===== INFORMATION SUPPLIED =====

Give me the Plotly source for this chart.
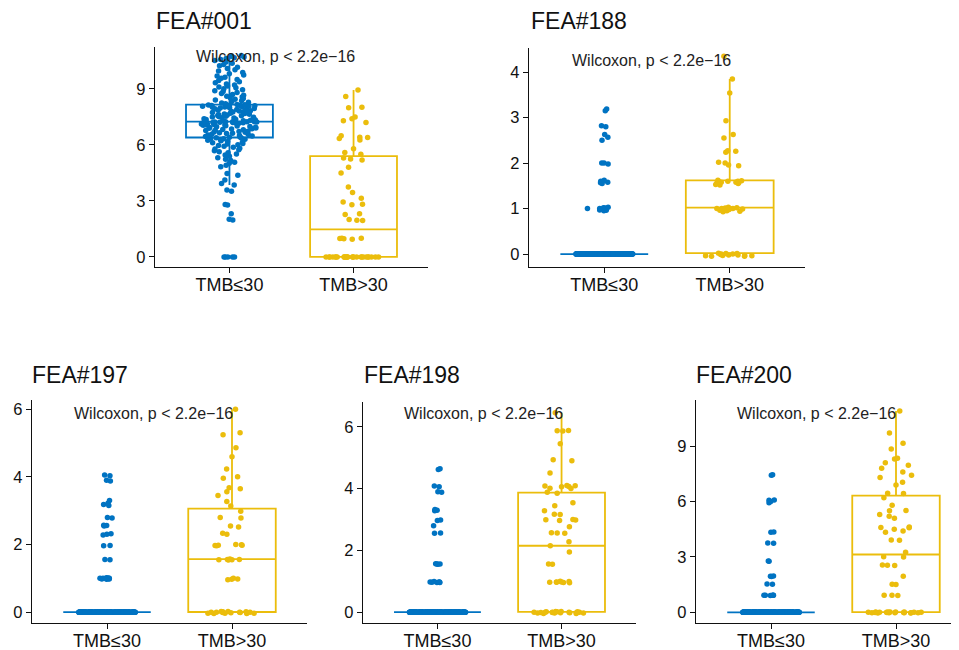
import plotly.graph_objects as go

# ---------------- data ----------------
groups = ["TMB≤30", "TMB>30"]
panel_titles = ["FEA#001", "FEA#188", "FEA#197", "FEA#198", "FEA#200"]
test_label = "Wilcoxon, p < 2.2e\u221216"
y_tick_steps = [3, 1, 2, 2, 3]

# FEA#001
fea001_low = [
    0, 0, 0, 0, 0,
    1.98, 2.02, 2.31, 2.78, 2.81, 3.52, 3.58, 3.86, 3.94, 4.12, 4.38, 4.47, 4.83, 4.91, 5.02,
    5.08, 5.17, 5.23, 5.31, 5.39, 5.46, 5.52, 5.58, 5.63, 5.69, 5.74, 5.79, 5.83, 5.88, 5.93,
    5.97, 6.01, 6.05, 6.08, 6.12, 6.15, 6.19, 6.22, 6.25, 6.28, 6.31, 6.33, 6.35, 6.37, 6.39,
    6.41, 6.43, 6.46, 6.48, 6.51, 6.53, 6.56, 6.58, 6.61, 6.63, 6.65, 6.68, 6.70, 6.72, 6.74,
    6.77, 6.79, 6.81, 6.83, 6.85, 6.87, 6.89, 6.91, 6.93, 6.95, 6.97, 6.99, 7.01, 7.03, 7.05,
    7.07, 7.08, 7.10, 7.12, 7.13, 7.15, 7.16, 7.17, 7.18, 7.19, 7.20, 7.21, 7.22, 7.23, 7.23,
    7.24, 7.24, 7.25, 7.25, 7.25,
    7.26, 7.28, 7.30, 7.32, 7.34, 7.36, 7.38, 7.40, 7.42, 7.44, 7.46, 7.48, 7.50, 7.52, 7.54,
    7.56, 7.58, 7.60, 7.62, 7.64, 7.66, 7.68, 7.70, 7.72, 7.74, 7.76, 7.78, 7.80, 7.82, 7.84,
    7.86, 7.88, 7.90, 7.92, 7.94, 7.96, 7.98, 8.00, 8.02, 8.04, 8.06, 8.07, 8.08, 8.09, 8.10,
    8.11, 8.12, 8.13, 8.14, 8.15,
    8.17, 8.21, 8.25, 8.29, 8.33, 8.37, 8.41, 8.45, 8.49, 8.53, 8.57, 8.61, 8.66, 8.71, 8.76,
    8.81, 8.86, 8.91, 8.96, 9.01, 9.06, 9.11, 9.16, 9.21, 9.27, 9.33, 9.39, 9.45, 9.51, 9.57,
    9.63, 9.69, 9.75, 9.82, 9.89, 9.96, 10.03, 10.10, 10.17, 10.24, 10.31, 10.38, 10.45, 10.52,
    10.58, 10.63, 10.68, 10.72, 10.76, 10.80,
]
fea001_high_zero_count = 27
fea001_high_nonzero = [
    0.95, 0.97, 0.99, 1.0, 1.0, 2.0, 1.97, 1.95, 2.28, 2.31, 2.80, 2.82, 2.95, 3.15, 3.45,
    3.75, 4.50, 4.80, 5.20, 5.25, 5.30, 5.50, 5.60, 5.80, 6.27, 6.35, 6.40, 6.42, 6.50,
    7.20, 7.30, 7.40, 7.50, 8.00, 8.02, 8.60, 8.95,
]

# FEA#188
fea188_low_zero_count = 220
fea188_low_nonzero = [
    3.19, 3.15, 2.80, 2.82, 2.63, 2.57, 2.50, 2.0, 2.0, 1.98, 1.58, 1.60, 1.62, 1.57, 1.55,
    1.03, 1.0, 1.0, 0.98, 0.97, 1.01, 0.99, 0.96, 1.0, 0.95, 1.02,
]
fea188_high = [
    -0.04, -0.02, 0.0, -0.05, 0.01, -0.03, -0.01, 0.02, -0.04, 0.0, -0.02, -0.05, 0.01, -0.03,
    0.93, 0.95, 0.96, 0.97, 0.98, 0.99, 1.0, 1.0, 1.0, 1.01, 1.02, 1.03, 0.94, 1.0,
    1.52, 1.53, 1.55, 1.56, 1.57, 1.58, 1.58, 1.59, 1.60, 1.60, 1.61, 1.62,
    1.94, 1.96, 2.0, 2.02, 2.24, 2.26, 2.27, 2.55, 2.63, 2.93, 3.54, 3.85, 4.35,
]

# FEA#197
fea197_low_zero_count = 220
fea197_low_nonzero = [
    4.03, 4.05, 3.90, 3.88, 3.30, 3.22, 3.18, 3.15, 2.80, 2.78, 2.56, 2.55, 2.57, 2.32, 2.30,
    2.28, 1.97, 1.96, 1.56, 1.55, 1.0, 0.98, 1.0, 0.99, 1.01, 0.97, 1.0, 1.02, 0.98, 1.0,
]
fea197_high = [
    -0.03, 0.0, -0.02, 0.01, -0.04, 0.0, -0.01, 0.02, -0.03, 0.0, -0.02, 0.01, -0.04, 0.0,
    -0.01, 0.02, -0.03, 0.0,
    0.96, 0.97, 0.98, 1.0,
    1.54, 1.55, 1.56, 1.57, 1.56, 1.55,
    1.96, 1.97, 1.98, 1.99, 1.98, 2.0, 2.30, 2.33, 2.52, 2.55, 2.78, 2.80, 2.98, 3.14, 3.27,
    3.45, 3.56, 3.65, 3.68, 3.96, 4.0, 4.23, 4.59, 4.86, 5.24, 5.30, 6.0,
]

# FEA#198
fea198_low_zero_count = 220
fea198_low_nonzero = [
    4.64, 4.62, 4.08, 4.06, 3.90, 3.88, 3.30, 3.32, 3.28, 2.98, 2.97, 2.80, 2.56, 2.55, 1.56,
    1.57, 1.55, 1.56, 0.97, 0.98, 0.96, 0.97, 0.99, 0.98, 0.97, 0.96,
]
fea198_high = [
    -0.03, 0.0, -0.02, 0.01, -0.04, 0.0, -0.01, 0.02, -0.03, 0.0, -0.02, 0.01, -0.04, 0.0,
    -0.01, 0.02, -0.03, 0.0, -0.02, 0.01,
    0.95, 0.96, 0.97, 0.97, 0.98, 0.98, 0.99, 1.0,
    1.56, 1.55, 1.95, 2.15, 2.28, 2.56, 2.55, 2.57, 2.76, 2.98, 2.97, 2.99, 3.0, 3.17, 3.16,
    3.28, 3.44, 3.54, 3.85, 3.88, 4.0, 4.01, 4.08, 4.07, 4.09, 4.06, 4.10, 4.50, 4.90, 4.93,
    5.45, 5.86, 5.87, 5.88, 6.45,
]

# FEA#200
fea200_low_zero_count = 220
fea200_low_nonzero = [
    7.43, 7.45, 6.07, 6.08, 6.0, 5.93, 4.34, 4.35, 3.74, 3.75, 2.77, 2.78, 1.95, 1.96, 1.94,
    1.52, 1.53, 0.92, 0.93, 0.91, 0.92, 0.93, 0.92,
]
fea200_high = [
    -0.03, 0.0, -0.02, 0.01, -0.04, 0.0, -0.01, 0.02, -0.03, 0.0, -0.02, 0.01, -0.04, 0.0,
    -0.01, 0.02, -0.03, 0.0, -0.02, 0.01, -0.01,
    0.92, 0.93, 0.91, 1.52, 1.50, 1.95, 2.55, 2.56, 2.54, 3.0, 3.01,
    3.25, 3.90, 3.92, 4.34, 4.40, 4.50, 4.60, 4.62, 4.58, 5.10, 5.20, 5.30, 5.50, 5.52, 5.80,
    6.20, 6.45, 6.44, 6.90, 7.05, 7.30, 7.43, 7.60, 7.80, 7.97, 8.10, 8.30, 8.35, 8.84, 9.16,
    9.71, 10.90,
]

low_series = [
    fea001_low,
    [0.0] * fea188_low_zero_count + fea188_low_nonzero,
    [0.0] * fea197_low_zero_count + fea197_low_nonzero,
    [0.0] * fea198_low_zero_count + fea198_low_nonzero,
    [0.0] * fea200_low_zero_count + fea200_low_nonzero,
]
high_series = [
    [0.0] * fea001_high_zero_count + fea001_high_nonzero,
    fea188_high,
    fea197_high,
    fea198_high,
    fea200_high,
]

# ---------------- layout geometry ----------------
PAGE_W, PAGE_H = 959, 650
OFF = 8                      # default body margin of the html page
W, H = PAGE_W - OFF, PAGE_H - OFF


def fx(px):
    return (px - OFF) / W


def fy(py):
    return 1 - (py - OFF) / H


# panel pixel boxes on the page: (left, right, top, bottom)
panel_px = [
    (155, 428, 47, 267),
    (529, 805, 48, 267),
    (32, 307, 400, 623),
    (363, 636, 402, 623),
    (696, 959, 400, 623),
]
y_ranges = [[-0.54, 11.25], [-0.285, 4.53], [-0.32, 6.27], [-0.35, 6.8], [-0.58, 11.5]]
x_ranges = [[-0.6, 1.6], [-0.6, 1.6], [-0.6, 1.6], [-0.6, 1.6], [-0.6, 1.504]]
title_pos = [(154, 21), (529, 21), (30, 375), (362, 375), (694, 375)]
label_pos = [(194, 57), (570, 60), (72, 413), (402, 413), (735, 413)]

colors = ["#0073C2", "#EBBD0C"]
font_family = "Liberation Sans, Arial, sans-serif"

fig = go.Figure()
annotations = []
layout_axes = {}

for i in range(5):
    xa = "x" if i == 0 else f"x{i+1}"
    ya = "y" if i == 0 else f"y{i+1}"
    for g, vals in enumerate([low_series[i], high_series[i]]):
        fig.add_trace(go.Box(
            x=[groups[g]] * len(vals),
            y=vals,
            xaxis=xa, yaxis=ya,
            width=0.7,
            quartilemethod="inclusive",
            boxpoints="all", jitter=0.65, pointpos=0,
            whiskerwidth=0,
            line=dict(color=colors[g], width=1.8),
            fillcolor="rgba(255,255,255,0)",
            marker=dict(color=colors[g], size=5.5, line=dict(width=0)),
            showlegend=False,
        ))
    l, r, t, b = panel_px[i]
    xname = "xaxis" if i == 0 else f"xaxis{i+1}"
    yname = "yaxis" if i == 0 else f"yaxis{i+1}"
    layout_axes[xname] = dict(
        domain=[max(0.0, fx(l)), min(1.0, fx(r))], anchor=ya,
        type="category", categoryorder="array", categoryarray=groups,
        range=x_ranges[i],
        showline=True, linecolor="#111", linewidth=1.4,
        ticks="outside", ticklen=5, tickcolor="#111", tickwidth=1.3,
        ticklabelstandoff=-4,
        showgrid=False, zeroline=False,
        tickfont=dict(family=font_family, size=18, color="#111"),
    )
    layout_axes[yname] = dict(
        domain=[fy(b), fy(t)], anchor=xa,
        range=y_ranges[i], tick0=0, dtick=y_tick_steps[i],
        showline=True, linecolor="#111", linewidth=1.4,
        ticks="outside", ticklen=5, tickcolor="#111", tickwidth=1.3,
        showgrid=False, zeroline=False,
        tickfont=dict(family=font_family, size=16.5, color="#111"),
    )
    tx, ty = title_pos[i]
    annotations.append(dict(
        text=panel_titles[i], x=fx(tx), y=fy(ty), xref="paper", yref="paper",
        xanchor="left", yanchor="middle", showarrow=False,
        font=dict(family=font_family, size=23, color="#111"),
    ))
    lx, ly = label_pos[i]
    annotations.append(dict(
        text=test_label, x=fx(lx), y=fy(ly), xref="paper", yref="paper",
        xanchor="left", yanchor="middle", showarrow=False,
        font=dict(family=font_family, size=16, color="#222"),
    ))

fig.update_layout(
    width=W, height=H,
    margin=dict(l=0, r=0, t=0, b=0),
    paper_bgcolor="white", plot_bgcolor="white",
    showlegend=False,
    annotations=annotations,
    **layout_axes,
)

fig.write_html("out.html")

=====

**TASK**
Please take the lines from the beginning of the data above through the line holding "y_tick_steps = [3, 1, 2, 2, 3]" and transcribe them exactly, without any pictures.

**OUTPUT BELOW**
Give me the Plotly source for this chart.
import plotly.graph_objects as go

# ---------------- data ----------------
groups = ["TMB≤30", "TMB>30"]
panel_titles = ["FEA#001", "FEA#188", "FEA#197", "FEA#198", "FEA#200"]
test_label = "Wilcoxon, p < 2.2e\u221216"
y_tick_steps = [3, 1, 2, 2, 3]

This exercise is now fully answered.